What hardware do you recommend for Cassandra deployments?
Other things being equal, you’ll want more cheaper machines than fewer large ones. This makes failure of a single machine less of an impact on your total capacity. So as a rule of thumb I’d say whatever you can reasonably get in a 1U box. Currently 8 cores and 32GB of ram is a sweet spot.
But you can adjust this depending on your workload. If you’re going to do a lot of Hadoop analysis, you will typically be disk space or i/o bound. If your workload is insert-heavy, you’ll be CPU bound. If you do a lot of random reads, you should go with SSDs instead of magnetic disks.

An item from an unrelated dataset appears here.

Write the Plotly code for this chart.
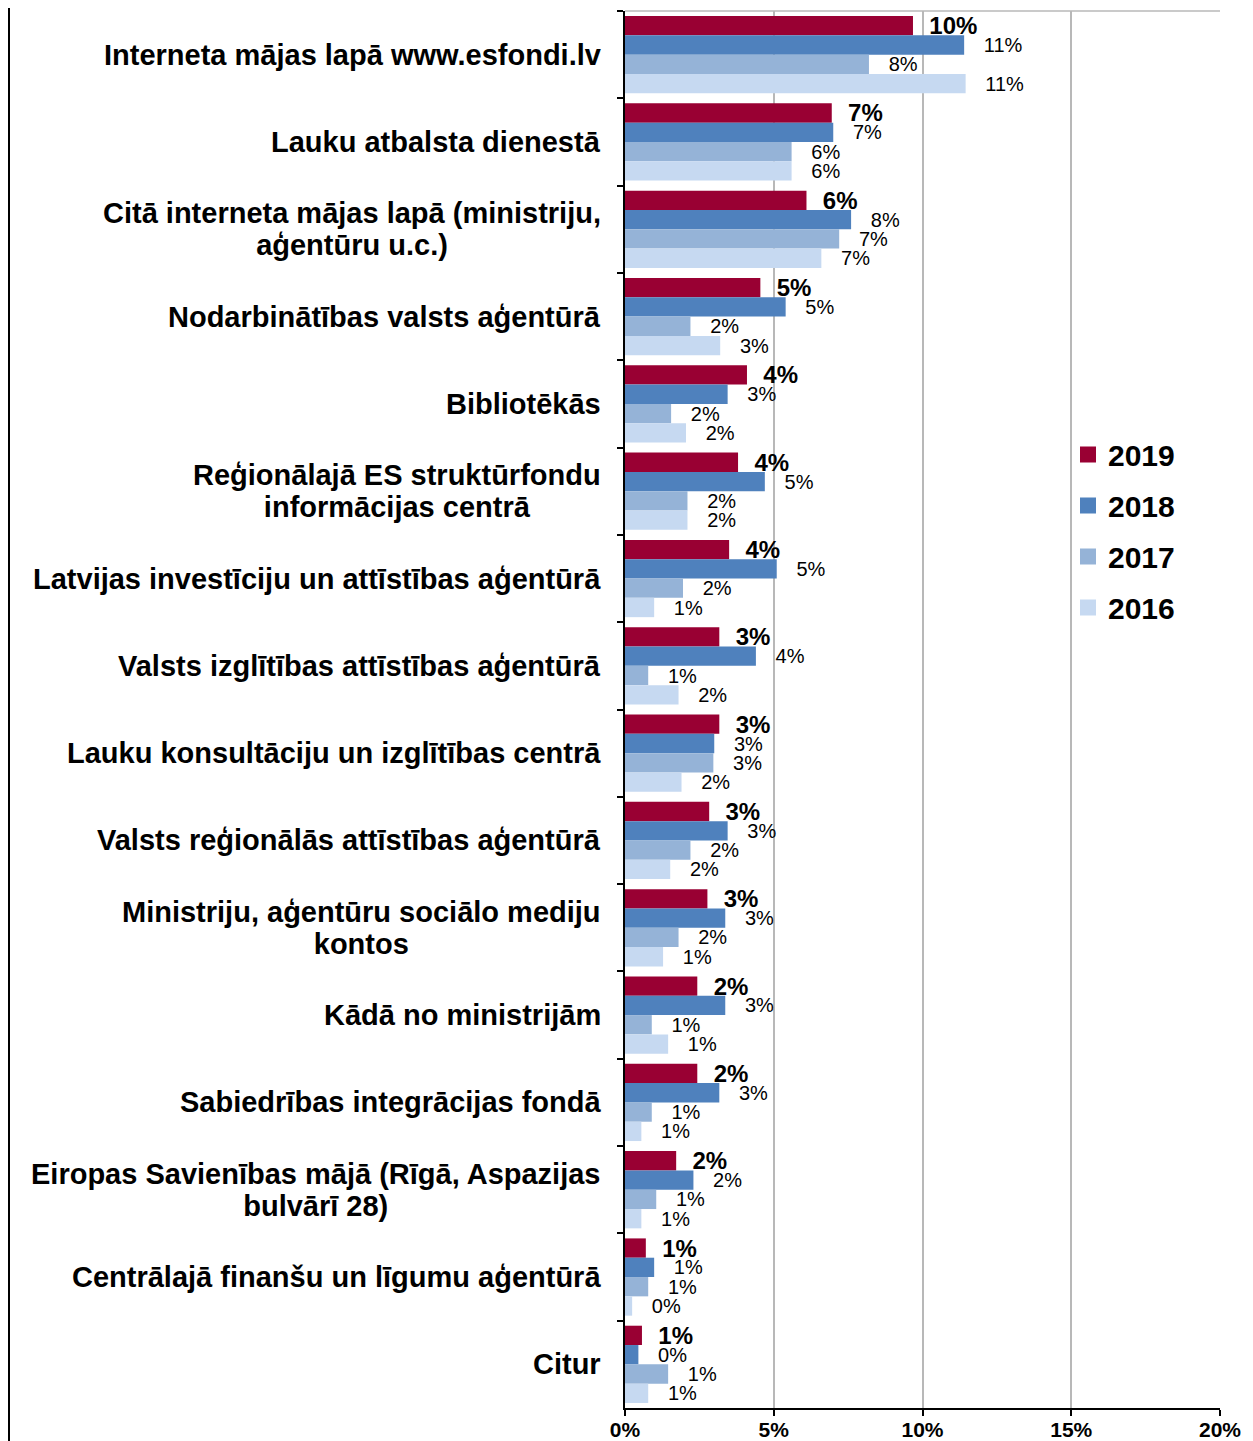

What performance tuning advice do you have at the OS, JVM, and Cassandra levels?
Use XFS. Use RAID0 or RAID10 (depending on if you will be disk-space bound), and leave a separate spindle (or two with RAID1) for the commitlog. Use the noop or deadline scheduler.
The Cassandra packages do a good job of setting the important JVM settings; the only thing you’ll usually want to change out of the box is, it will allocate half the ram on the machine to the JVM heap, but you should cap that at 8GB if you have a larger machine. (This will be the default behavior in Cassandra 1.0.)
We’ve also done our best to make the Cassandra defaults performant and self-tuning. I can’t think of anything you’d want to change immediately there. But once you start putting some load on it, you’ll want to look into tuning cache sizes.
Are there best practices for running a cluster on Amazon EC2?
Use L or XL instances with local storage: I/O performance is proportionately much worse on S and M sizes, and EBS is a bad fit for several reasons (see Erik Onnen’s excellent explanation).
RAID0 all the ephemeral disks and put both the commitlog and data on that volume. (This has been tested to work better than putting the commitlog on the root volume.)
How does Cassandra compare to OpenStack?
They are pretty different animals: Cassandra is a high-performance distributed database, and OpenStack is cloud management software. You could deploy Cassandra in an OpenStack cloud, or use Cassandra under the hood to store OpenStack configuration and monitoring data, but otherwise they’re not really related.
What considerations are there for running repair in a cluster with a few tens of servers?
The biggest consideration is that building the repair merkle trees is fairly heavyweight (for now), so you usually don’t want to run more than one simultaneously. Run repair on one machine, and when it finishes, start it on the next.
If you find that performance is adversely affected by repair, reduce the compaction_throughput_mb_per_sec setting in cassandra.yaml.